Copy the data below exactly, omitting any picture it contains.
++++
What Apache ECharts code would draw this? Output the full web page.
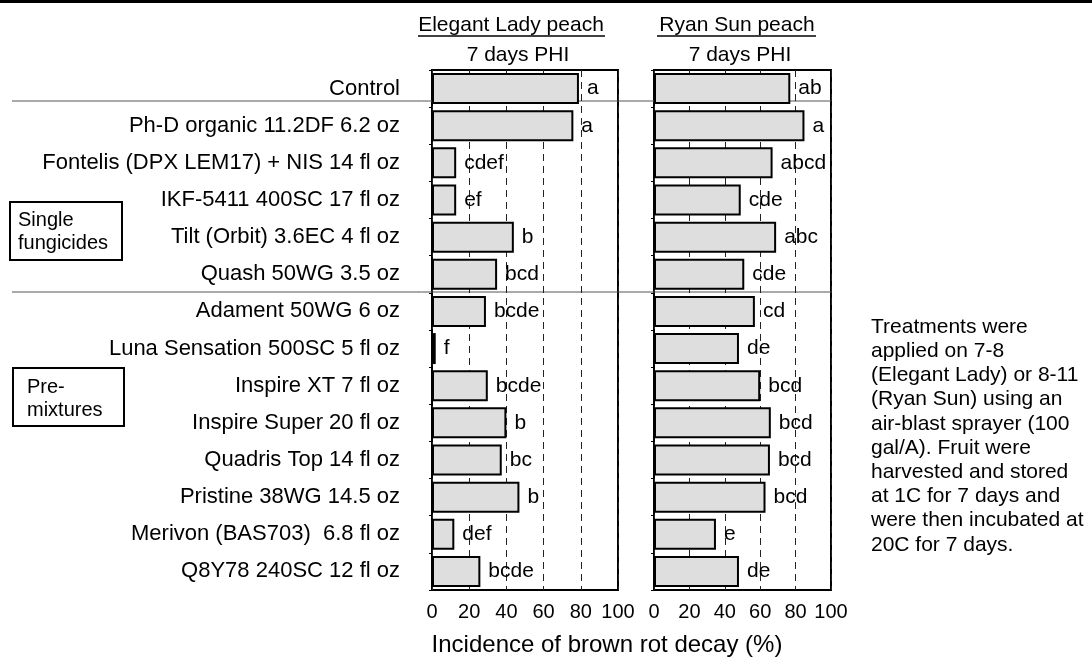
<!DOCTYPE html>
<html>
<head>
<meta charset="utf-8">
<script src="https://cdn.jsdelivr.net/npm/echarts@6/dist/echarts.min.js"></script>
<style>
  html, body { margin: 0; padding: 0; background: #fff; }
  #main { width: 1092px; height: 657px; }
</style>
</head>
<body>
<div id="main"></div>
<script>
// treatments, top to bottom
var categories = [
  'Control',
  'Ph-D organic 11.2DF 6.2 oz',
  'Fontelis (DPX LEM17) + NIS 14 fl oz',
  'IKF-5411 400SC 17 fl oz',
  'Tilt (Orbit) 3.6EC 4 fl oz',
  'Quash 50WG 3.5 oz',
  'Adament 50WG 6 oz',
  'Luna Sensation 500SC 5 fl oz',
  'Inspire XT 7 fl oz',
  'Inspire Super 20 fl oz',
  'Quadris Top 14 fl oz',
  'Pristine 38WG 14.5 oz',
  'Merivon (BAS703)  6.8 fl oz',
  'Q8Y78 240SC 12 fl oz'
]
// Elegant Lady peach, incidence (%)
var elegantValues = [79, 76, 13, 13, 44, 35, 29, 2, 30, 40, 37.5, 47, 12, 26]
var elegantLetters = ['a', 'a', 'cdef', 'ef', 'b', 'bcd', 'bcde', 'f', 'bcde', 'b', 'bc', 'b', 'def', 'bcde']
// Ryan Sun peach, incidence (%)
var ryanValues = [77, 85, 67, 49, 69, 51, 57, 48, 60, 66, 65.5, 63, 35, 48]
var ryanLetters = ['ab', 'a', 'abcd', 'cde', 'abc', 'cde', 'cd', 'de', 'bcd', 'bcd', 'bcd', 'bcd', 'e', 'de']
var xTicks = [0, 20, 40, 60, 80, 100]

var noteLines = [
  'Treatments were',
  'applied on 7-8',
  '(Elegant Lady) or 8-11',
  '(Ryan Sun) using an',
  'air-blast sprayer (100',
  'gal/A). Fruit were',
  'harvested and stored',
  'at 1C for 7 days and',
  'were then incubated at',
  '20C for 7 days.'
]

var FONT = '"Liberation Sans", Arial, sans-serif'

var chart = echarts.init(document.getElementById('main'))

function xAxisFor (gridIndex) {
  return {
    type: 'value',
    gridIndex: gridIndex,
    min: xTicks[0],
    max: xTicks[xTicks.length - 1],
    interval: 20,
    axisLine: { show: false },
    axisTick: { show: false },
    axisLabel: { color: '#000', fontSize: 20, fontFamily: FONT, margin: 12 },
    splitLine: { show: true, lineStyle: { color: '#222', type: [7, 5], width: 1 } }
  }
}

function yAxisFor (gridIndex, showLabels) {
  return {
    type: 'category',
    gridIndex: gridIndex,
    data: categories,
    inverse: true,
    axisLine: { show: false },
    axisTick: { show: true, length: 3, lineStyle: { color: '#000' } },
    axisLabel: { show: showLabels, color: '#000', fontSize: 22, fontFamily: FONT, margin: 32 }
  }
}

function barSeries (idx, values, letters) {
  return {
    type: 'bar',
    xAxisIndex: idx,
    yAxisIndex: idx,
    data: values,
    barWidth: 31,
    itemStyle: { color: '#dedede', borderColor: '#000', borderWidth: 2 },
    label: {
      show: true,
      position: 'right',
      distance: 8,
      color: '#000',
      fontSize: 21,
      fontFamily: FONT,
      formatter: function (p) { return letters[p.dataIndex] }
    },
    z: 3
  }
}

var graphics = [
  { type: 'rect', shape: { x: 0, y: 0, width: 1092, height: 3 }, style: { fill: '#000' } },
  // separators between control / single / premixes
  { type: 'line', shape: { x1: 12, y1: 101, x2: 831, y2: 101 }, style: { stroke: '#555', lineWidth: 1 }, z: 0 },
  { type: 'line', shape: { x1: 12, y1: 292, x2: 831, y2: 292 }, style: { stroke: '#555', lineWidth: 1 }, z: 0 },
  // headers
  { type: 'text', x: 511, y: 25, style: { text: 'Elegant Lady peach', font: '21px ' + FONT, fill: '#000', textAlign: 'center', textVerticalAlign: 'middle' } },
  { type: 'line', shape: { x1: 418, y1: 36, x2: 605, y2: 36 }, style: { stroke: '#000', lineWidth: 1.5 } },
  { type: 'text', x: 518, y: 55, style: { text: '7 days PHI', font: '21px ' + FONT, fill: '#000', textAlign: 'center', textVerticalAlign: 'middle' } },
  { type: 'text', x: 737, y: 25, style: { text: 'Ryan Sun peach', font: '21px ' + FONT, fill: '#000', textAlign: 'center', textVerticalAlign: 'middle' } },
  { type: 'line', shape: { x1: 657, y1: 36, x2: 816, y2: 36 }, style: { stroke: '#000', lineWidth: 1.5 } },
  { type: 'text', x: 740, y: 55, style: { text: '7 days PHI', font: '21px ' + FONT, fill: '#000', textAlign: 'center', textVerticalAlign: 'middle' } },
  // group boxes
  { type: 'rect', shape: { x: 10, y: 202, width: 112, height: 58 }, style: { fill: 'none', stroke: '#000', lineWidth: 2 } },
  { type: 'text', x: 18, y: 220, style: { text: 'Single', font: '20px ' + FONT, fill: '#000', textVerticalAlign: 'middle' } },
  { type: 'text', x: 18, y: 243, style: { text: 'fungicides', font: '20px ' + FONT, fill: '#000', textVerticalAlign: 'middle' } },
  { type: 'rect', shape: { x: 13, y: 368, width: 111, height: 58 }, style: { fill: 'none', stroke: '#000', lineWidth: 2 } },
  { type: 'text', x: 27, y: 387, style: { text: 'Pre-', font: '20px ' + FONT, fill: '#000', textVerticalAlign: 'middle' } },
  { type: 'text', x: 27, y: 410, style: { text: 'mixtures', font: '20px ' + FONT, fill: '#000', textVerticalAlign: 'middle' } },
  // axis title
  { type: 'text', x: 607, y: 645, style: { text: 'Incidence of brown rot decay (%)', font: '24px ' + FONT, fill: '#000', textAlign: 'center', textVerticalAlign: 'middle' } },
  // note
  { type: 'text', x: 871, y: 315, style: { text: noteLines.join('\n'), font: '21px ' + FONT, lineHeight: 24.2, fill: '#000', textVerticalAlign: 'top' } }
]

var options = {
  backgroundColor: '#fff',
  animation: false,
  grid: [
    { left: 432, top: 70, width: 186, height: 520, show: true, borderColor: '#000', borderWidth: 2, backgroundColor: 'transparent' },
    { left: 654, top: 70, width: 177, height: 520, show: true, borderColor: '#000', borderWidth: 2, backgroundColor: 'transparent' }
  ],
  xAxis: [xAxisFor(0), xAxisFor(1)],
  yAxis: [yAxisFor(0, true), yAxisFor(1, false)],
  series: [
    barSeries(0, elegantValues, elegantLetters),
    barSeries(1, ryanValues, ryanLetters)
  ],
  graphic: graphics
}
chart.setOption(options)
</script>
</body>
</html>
++++
§ **Exercise answer**:
What Apache ECharts code would draw this? Output the full web page.
<!DOCTYPE html>
<html>
<head>
<meta charset="utf-8">
<script src="https://cdn.jsdelivr.net/npm/echarts@6/dist/echarts.min.js"></script>
<style>
  html, body { margin: 0; padding: 0; background: #fff; }
  #main { width: 1092px; height: 657px; }
</style>
</head>
<body>
<div id="main"></div>
<script>
// treatments, top to bottom
var categories = [
  'Control',
  'Ph-D organic 11.2DF 6.2 oz',
  'Fontelis (DPX LEM17) + NIS 14 fl oz',
  'IKF-5411 400SC 17 fl oz',
  'Tilt (Orbit) 3.6EC 4 fl oz',
  'Quash 50WG 3.5 oz',
  'Adament 50WG 6 oz',
  'Luna Sensation 500SC 5 fl oz',
  'Inspire XT 7 fl oz',
  'Inspire Super 20 fl oz',
  'Quadris Top 14 fl oz',
  'Pristine 38WG 14.5 oz',
  'Merivon (BAS703)  6.8 fl oz',
  'Q8Y78 240SC 12 fl oz'
]
// Elegant Lady peach, incidence (%)
var elegantValues = [79, 76, 13, 13, 44, 35, 29, 2, 30, 40, 37.5, 47, 12, 26]
var elegantLetters = ['a', 'a', 'cdef', 'ef', 'b', 'bcd', 'bcde', 'f', 'bcde', 'b', 'bc', 'b', 'def', 'bcde']
// Ryan Sun peach, incidence (%)
var ryanValues = [77, 85, 67, 49, 69, 51, 57, 48, 60, 66, 65.5, 63, 35, 48]
var ryanLetters = ['ab', 'a', 'abcd', 'cde', 'abc', 'cde', 'cd', 'de', 'bcd', 'bcd', 'bcd', 'bcd', 'e', 'de']
var xTicks = [0, 20, 40, 60, 80, 100]

var noteLines = [
  'Treatments were',
  'applied on 7-8',
  '(Elegant Lady) or 8-11',
  '(Ryan Sun) using an',
  'air-blast sprayer (100',
  'gal/A). Fruit were',
  'harvested and stored',
  'at 1C for 7 days and',
  'were then incubated at',
  '20C for 7 days.'
]

var FONT = '"Liberation Sans", Arial, sans-serif'

var chart = echarts.init(document.getElementById('main'))

function xAxisFor (gridIndex) {
  return {
    type: 'value',
    gridIndex: gridIndex,
    min: xTicks[0],
    max: xTicks[xTicks.length - 1],
    interval: 20,
    axisLine: { show: false },
    axisTick: { show: false },
    axisLabel: { color: '#000', fontSize: 20, fontFamily: FONT, margin: 12 },
    splitLine: { show: true, lineStyle: { color: '#222', type: [7, 5], width: 1 } }
  }
}

function yAxisFor (gridIndex, showLabels) {
  return {
    type: 'category',
    gridIndex: gridIndex,
    data: categories,
    inverse: true,
    axisLine: { show: false },
    axisTick: { show: true, length: 3, lineStyle: { color: '#000' } },
    axisLabel: { show: showLabels, color: '#000', fontSize: 22, fontFamily: FONT, margin: 32 }
  }
}

function barSeries (idx, values, letters) {
  return {
    type: 'bar',
    xAxisIndex: idx,
    yAxisIndex: idx,
    data: values,
    barWidth: 31,
    itemStyle: { color: '#dedede', borderColor: '#000', borderWidth: 2 },
    label: {
      show: true,
      position: 'right',
      distance: 8,
      color: '#000',
      fontSize: 21,
      fontFamily: FONT,
      formatter: function (p) { return letters[p.dataIndex] }
    },
    z: 3
  }
}

var graphics = [
  { type: 'rect', shape: { x: 0, y: 0, width: 1092, height: 3 }, style: { fill: '#000' } },
  // separators between control / single / premixes
  { type: 'line', shape: { x1: 12, y1: 101, x2: 831, y2: 101 }, style: { stroke: '#555', lineWidth: 1 }, z: 0 },
  { type: 'line', shape: { x1: 12, y1: 292, x2: 831, y2: 292 }, style: { stroke: '#555', lineWidth: 1 }, z: 0 },
  // headers
  { type: 'text', x: 511, y: 25, style: { text: 'Elegant Lady peach', font: '21px ' + FONT, fill: '#000', textAlign: 'center', textVerticalAlign: 'middle' } },
  { type: 'line', shape: { x1: 418, y1: 36, x2: 605, y2: 36 }, style: { stroke: '#000', lineWidth: 1.5 } },
  { type: 'text', x: 518, y: 55, style: { text: '7 days PHI', font: '21px ' + FONT, fill: '#000', textAlign: 'center', textVerticalAlign: 'middle' } },
  { type: 'text', x: 737, y: 25, style: { text: 'Ryan Sun peach', font: '21px ' + FONT, fill: '#000', textAlign: 'center', textVerticalAlign: 'middle' } },
  { type: 'line', shape: { x1: 657, y1: 36, x2: 816, y2: 36 }, style: { stroke: '#000', lineWidth: 1.5 } },
  { type: 'text', x: 740, y: 55, style: { text: '7 days PHI', font: '21px ' + FONT, fill: '#000', textAlign: 'center', textVerticalAlign: 'middle' } },
  // group boxes
  { type: 'rect', shape: { x: 10, y: 202, width: 112, height: 58 }, style: { fill: 'none', stroke: '#000', lineWidth: 2 } },
  { type: 'text', x: 18, y: 220, style: { text: 'Single', font: '20px ' + FONT, fill: '#000', textVerticalAlign: 'middle' } },
  { type: 'text', x: 18, y: 243, style: { text: 'fungicides', font: '20px ' + FONT, fill: '#000', textVerticalAlign: 'middle' } },
  { type: 'rect', shape: { x: 13, y: 368, width: 111, height: 58 }, style: { fill: 'none', stroke: '#000', lineWidth: 2 } },
  { type: 'text', x: 27, y: 387, style: { text: 'Pre-', font: '20px ' + FONT, fill: '#000', textVerticalAlign: 'middle' } },
  { type: 'text', x: 27, y: 410, style: { text: 'mixtures', font: '20px ' + FONT, fill: '#000', textVerticalAlign: 'middle' } },
  // axis title
  { type: 'text', x: 607, y: 645, style: { text: 'Incidence of brown rot decay (%)', font: '24px ' + FONT, fill: '#000', textAlign: 'center', textVerticalAlign: 'middle' } },
  // note
  { type: 'text', x: 871, y: 315, style: { text: noteLines.join('\n'), font: '21px ' + FONT, lineHeight: 24.2, fill: '#000', textVerticalAlign: 'top' } }
]

var options = {
  backgroundColor: '#fff',
  animation: false,
  grid: [
    { left: 432, top: 70, width: 186, height: 520, show: true, borderColor: '#000', borderWidth: 2, backgroundColor: 'transparent' },
    { left: 654, top: 70, width: 177, height: 520, show: true, borderColor: '#000', borderWidth: 2, backgroundColor: 'transparent' }
  ],
  xAxis: [xAxisFor(0), xAxisFor(1)],
  yAxis: [yAxisFor(0, true), yAxisFor(1, false)],
  series: [
    barSeries(0, elegantValues, elegantLetters),
    barSeries(1, ryanValues, ryanLetters)
  ],
  graphic: graphics
}
chart.setOption(options)
</script>
</body>
</html>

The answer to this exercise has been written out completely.